Regular staff meetings are an important part of any successful business. When run efficiently they provide a forum for keeping everyone up to date and on the same page. They also allow us to head off potential problems before they begin causing damage.
We often fail to realize that at one level our marriage is a business.
A husband and wife are partners in the business of growing a strong marriage and home. Very few marriages, however, schedule regular business meetings to manage the work of their marriage. This is the intent of the “Working Date”.
A “Working Date ” is a regular hour block each week when a husband and wife come together to work on their marriage. In contrast to a “Fun Date” where no business is allowed, the working date is set aside to do the business of marriage.
Well run business meetings follow a set of rules or guidelines designed to keep them focused and efficient. Robert’s Rules of Order is the most common set of meeting guidelines. Robert’s Rules is too formal and restrictive, but good working dates follow these basic rules:
- Set aside a consistent hour in your week for a working date. Keep the time sacred, don’t allow other opportunities or commitments to crowd it out.
- Each spouse is responsible for getting themselves to the meeting on time. When scheduling a time, pick a place to meet. You can always move it, but have a standard meeting place. “We’ll meet every Tuesday at 8:45 (or right after the kids are in bed) at the dining room table.”

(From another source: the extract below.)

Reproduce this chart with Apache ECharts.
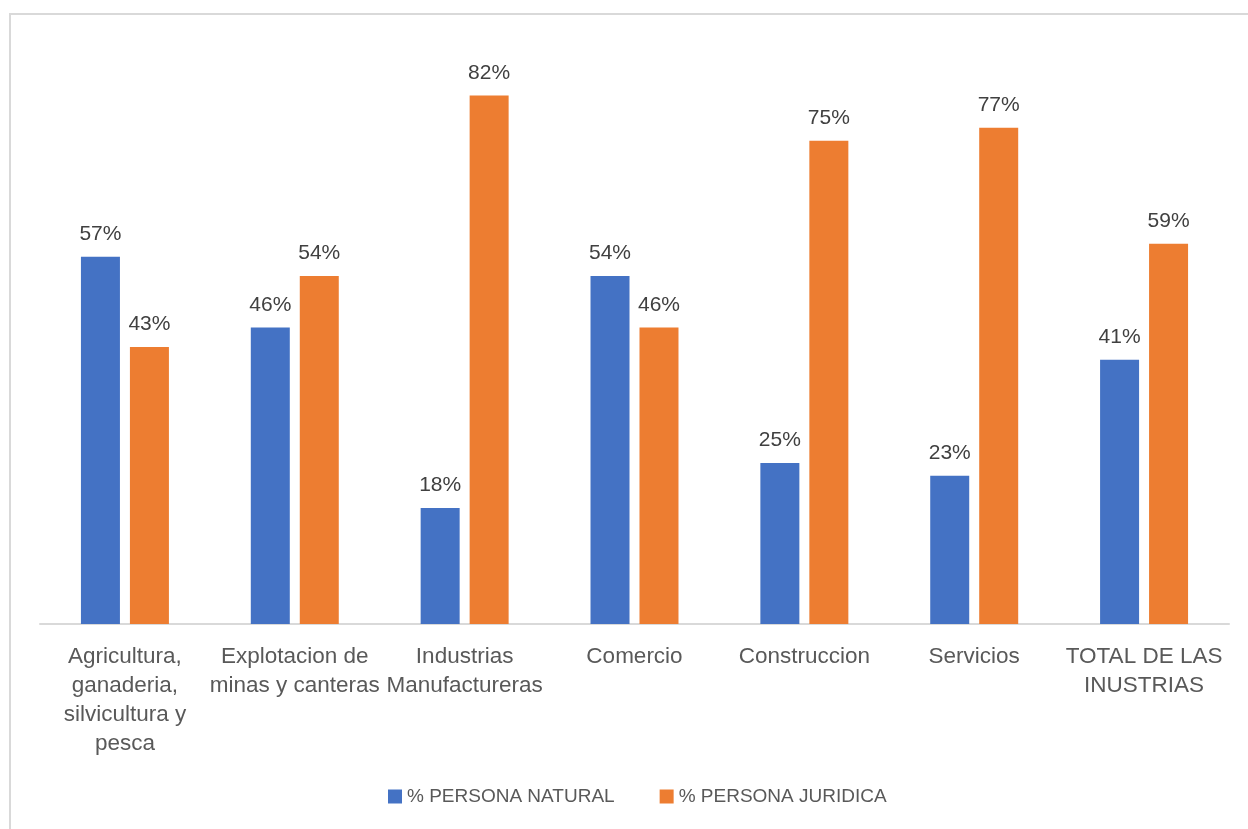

- Begin the meeting with an affirmation of each other. State something specific you have noticed in the last week that you appreciate in your spouse.
- Pray. Just a quick word of prayer that God would guide you through your working date should be sufficient to start you on the right track.
- Agree on an agenda. This might be from an ongoing list of items or it might be the “hot topic” of the week.
- Set a timer for 30 minutes (20 minutes if this is a particularly hot topic). Choosing a timer that will beep when the time is up frees you both from the task of monitoring the time.
- Begin the discussion. Take turns and use good communication skills (see IntimateMarriage.org for our recommendation). Call a “Time Out” if the conversation becomes too escalated.
- The timer going off is the equivalent of a 2 minute Time-Out. Both spouses go silent when the timer goes off. Take 2 minutes to reflect. Is the meeting going well? Are you actively listening to your spouse? Do you feel you are being heard? (Not do they agree with you, but have you been heard.) Are both of you calm enough to move forward?
- If either of you do not want to go forward, the meeting is over.
- If both feel you are making progress and agree to keep going, you can set the timer for another 30 minutes and continue the meeting.
- You CANNOT go past the second timer for ANY reason. This is a critical rule in the process that cannot be broken.
- If you have unfinished business at the end of your Working Date, it can either wait until next week’s meeting or you can schedule another Working Date. (No sooner than 6 hours.)
- End the Working Date with an affirmation (encouraging what each other did that worked well in your Working Date) and a prayer if you wish.